Write out the listing below again, precisely as it is given.

***

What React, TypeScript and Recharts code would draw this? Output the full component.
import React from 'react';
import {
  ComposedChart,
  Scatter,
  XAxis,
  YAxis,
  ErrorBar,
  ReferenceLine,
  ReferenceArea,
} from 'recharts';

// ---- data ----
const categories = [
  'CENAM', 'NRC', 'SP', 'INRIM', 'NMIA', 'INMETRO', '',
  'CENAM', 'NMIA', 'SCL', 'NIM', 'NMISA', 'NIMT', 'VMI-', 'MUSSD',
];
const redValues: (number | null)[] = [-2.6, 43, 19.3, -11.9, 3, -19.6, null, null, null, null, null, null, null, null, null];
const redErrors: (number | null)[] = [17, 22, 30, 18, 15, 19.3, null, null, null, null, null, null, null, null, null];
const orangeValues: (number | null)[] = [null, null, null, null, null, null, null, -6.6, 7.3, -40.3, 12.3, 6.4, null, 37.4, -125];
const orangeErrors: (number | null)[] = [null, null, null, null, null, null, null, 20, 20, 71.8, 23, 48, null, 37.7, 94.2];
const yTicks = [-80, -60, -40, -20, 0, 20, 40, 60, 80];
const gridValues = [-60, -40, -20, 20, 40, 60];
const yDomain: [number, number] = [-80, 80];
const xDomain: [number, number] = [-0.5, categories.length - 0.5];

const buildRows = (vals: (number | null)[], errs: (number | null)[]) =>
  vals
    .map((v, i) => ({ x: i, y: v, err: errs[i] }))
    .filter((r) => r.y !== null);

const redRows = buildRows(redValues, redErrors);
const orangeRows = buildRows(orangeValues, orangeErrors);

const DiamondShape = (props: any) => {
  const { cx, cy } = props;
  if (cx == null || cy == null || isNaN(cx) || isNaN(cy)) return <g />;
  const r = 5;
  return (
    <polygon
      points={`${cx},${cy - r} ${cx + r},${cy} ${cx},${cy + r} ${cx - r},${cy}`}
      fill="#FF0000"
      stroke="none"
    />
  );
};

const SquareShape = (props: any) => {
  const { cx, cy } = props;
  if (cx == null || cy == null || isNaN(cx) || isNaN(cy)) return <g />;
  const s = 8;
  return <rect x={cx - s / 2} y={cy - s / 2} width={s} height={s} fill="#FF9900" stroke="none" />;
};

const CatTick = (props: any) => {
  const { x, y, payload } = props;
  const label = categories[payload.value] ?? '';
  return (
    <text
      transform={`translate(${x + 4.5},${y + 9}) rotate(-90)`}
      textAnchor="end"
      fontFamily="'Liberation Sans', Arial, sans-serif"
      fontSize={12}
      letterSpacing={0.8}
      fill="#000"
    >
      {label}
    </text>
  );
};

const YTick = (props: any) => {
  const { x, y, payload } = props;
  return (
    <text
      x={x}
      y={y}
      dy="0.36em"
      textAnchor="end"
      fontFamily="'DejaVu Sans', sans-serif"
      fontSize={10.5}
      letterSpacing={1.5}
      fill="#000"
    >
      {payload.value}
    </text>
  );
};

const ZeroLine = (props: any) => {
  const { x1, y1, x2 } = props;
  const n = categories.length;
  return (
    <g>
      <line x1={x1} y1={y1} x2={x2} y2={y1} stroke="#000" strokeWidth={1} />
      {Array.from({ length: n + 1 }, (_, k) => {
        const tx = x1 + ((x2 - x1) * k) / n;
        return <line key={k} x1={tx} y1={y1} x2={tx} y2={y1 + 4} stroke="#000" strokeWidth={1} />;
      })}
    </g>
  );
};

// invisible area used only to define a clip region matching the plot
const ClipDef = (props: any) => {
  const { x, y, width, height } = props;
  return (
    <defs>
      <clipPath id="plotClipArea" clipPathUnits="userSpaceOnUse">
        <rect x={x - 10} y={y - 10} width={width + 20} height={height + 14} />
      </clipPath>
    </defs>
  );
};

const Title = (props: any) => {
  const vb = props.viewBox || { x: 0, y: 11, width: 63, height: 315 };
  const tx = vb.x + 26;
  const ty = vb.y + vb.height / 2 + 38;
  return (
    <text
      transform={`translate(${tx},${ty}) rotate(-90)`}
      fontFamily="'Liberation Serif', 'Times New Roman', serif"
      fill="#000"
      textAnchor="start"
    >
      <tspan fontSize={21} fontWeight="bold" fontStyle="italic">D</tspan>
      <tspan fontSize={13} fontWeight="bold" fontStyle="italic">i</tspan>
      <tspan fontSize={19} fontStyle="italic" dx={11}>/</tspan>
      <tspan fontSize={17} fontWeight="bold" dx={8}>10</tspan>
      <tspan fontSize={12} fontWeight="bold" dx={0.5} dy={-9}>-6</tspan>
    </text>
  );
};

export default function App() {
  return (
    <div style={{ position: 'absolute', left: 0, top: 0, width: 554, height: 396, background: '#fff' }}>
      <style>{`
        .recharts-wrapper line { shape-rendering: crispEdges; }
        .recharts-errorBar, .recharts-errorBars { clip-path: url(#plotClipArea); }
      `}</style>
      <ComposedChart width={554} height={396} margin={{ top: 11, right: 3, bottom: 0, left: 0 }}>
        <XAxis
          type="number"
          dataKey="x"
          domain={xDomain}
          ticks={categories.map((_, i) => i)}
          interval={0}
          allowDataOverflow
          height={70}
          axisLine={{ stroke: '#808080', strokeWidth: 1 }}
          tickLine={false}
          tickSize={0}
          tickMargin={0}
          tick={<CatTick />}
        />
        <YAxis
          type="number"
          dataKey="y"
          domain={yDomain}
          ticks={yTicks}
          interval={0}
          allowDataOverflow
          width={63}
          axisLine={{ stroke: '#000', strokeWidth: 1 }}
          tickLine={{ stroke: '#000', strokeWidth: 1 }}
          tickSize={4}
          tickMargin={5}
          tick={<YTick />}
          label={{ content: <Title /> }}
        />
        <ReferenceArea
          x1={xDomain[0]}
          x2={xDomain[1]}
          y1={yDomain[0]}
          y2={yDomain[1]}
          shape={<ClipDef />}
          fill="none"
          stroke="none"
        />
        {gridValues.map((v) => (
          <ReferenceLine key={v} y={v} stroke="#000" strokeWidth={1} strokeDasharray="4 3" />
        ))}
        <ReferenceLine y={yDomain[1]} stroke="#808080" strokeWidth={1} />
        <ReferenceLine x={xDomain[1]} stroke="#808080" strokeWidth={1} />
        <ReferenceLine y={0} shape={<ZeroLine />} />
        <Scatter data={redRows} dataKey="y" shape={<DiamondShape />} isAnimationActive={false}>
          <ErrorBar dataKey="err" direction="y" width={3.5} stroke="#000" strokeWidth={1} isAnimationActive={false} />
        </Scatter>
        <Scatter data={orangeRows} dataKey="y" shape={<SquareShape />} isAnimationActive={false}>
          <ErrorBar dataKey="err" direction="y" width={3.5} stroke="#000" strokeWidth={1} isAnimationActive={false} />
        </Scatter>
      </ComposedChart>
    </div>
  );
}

***

Problem solution:
What React, TypeScript and Recharts code would draw this? Output the full component.
import React from 'react';
import {
  ComposedChart,
  Scatter,
  XAxis,
  YAxis,
  ErrorBar,
  ReferenceLine,
  ReferenceArea,
} from 'recharts';

// ---- data ----
const categories = [
  'CENAM', 'NRC', 'SP', 'INRIM', 'NMIA', 'INMETRO', '',
  'CENAM', 'NMIA', 'SCL', 'NIM', 'NMISA', 'NIMT', 'VMI-', 'MUSSD',
];
const redValues: (number | null)[] = [-2.6, 43, 19.3, -11.9, 3, -19.6, null, null, null, null, null, null, null, null, null];
const redErrors: (number | null)[] = [17, 22, 30, 18, 15, 19.3, null, null, null, null, null, null, null, null, null];
const orangeValues: (number | null)[] = [null, null, null, null, null, null, null, -6.6, 7.3, -40.3, 12.3, 6.4, null, 37.4, -125];
const orangeErrors: (number | null)[] = [null, null, null, null, null, null, null, 20, 20, 71.8, 23, 48, null, 37.7, 94.2];
const yTicks = [-80, -60, -40, -20, 0, 20, 40, 60, 80];
const gridValues = [-60, -40, -20, 20, 40, 60];
const yDomain: [number, number] = [-80, 80];
const xDomain: [number, number] = [-0.5, categories.length - 0.5];

const buildRows = (vals: (number | null)[], errs: (number | null)[]) =>
  vals
    .map((v, i) => ({ x: i, y: v, err: errs[i] }))
    .filter((r) => r.y !== null);

const redRows = buildRows(redValues, redErrors);
const orangeRows = buildRows(orangeValues, orangeErrors);

const DiamondShape = (props: any) => {
  const { cx, cy } = props;
  if (cx == null || cy == null || isNaN(cx) || isNaN(cy)) return <g />;
  const r = 5;
  return (
    <polygon
      points={`${cx},${cy - r} ${cx + r},${cy} ${cx},${cy + r} ${cx - r},${cy}`}
      fill="#FF0000"
      stroke="none"
    />
  );
};

const SquareShape = (props: any) => {
  const { cx, cy } = props;
  if (cx == null || cy == null || isNaN(cx) || isNaN(cy)) return <g />;
  const s = 8;
  return <rect x={cx - s / 2} y={cy - s / 2} width={s} height={s} fill="#FF9900" stroke="none" />;
};

const CatTick = (props: any) => {
  const { x, y, payload } = props;
  const label = categories[payload.value] ?? '';
  return (
    <text
      transform={`translate(${x + 4.5},${y + 9}) rotate(-90)`}
      textAnchor="end"
      fontFamily="'Liberation Sans', Arial, sans-serif"
      fontSize={12}
      letterSpacing={0.8}
      fill="#000"
    >
      {label}
    </text>
  );
};

const YTick = (props: any) => {
  const { x, y, payload } = props;
  return (
    <text
      x={x}
      y={y}
      dy="0.36em"
      textAnchor="end"
      fontFamily="'DejaVu Sans', sans-serif"
      fontSize={10.5}
      letterSpacing={1.5}
      fill="#000"
    >
      {payload.value}
    </text>
  );
};

const ZeroLine = (props: any) => {
  const { x1, y1, x2 } = props;
  const n = categories.length;
  return (
    <g>
      <line x1={x1} y1={y1} x2={x2} y2={y1} stroke="#000" strokeWidth={1} />
      {Array.from({ length: n + 1 }, (_, k) => {
        const tx = x1 + ((x2 - x1) * k) / n;
        return <line key={k} x1={tx} y1={y1} x2={tx} y2={y1 + 4} stroke="#000" strokeWidth={1} />;
      })}
    </g>
  );
};

// invisible area used only to define a clip region matching the plot
const ClipDef = (props: any) => {
  const { x, y, width, height } = props;
  return (
    <defs>
      <clipPath id="plotClipArea" clipPathUnits="userSpaceOnUse">
        <rect x={x - 10} y={y - 10} width={width + 20} height={height + 14} />
      </clipPath>
    </defs>
  );
};

const Title = (props: any) => {
  const vb = props.viewBox || { x: 0, y: 11, width: 63, height: 315 };
  const tx = vb.x + 26;
  const ty = vb.y + vb.height / 2 + 38;
  return (
    <text
      transform={`translate(${tx},${ty}) rotate(-90)`}
      fontFamily="'Liberation Serif', 'Times New Roman', serif"
      fill="#000"
      textAnchor="start"
    >
      <tspan fontSize={21} fontWeight="bold" fontStyle="italic">D</tspan>
      <tspan fontSize={13} fontWeight="bold" fontStyle="italic">i</tspan>
      <tspan fontSize={19} fontStyle="italic" dx={11}>/</tspan>
      <tspan fontSize={17} fontWeight="bold" dx={8}>10</tspan>
      <tspan fontSize={12} fontWeight="bold" dx={0.5} dy={-9}>-6</tspan>
    </text>
  );
};

export default function App() {
  return (
    <div style={{ position: 'absolute', left: 0, top: 0, width: 554, height: 396, background: '#fff' }}>
      <style>{`
        .recharts-wrapper line { shape-rendering: crispEdges; }
        .recharts-errorBar, .recharts-errorBars { clip-path: url(#plotClipArea); }
      `}</style>
      <ComposedChart width={554} height={396} margin={{ top: 11, right: 3, bottom: 0, left: 0 }}>
        <XAxis
          type="number"
          dataKey="x"
          domain={xDomain}
          ticks={categories.map((_, i) => i)}
          interval={0}
          allowDataOverflow
          height={70}
          axisLine={{ stroke: '#808080', strokeWidth: 1 }}
          tickLine={false}
          tickSize={0}
          tickMargin={0}
          tick={<CatTick />}
        />
        <YAxis
          type="number"
          dataKey="y"
          domain={yDomain}
          ticks={yTicks}
          interval={0}
          allowDataOverflow
          width={63}
          axisLine={{ stroke: '#000', strokeWidth: 1 }}
          tickLine={{ stroke: '#000', strokeWidth: 1 }}
          tickSize={4}
          tickMargin={5}
          tick={<YTick />}
          label={{ content: <Title /> }}
        />
        <ReferenceArea
          x1={xDomain[0]}
          x2={xDomain[1]}
          y1={yDomain[0]}
          y2={yDomain[1]}
          shape={<ClipDef />}
          fill="none"
          stroke="none"
        />
        {gridValues.map((v) => (
          <ReferenceLine key={v} y={v} stroke="#000" strokeWidth={1} strokeDasharray="4 3" />
        ))}
        <ReferenceLine y={yDomain[1]} stroke="#808080" strokeWidth={1} />
        <ReferenceLine x={xDomain[1]} stroke="#808080" strokeWidth={1} />
        <ReferenceLine y={0} shape={<ZeroLine />} />
        <Scatter data={redRows} dataKey="y" shape={<DiamondShape />} isAnimationActive={false}>
          <ErrorBar dataKey="err" direction="y" width={3.5} stroke="#000" strokeWidth={1} isAnimationActive={false} />
        </Scatter>
        <Scatter data={orangeRows} dataKey="y" shape={<SquareShape />} isAnimationActive={false}>
          <ErrorBar dataKey="err" direction="y" width={3.5} stroke="#000" strokeWidth={1} isAnimationActive={false} />
        </Scatter>
      </ComposedChart>
    </div>
  );
}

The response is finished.